I too miss Calvin & Hobbs and will also miss Opus/Berkeley Breath which has now been retired to lay naked in the perrwinkle patch, LOL..
Thank you. Thank you so much. I would not be where I am today if I lived in a world without Calvin and Hobbes. Have fun, enjoy life, and go explore. Thanks again.
I haven't read the comics regularly since Calvin & Hobbes went away.
WOW...i can't believe it's been 14 years since C&H stopped...
I'm 27 and I can honestly say that Calvin and Hobbes was the first strip I've ever read, and I still do to this day. Haven't heard from Watterson in awhile, good to see he doesn't have any regrets with going out on top.

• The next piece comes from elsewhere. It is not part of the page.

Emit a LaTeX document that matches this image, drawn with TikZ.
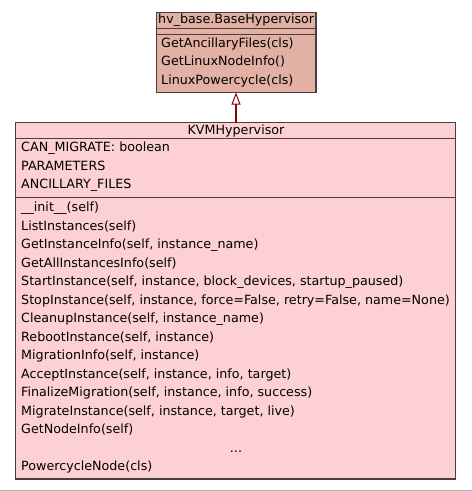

I loved reading Calvin & Hobbes and still miss it to this day! I have a few books that I glance at every once in a while. It was a classic cartoon. Would love to see a movie made!
Calvin & Hobbes = brilliance.
Personally, I miss it and Far Side in my daily newspapers. The stuff that is in there now generally is depressing, trite, or just stupid. I understand that its tough to make a connection, comedic or otherwise, with your audience in four panels but Watterson proved that it could be done.
I give him props for ending it while he was on top of his game. I'd rather see it go out at its height than wither away into obscurity.
Thanks Mr. Watterson for so much humor, pathos, and poignancy. I miss it...
Bravo for Mr. Watterson and sticking to his guns. I admire his conviction and ability to say no to the many I am sure who have pressured him over the years to come back, probably at great sums. If only more people had this character, we would not be subject to the onslaught of inferior products that capitalism brings.
Watterson's Calvin and Hobbes remains a genuinely inspired creative treasure, instructing us about the power of classic themes and the joy of life. Thank you, Bill, Calvin, Hobbes, and the rest of the gang, for forever lifting us up.
Calvin and Hobbs, the Far Side, now Cathy....so many good strips that end too soon. It's a new breed of writers that lure us in, get us to buy bother figuretively and literally into their universe and then drop us because they want to do something else. Sure, you have the freedom to do so. But look at the real comics that have been going on for over 60 years. Blondie and Dagwood, Hi and Lois, Beetle Baily, the Phantom, just to name a few. They have been with us day in and day out. Dennis the Menace is still making me laugh. Some TV shows hang on too long, some movies should never have sequels. But a good comic strip is a lifetime of joy. Sadly, we continue to lose them and have them replaced by those not as clever, not as dedicated, and sadly....not as funny.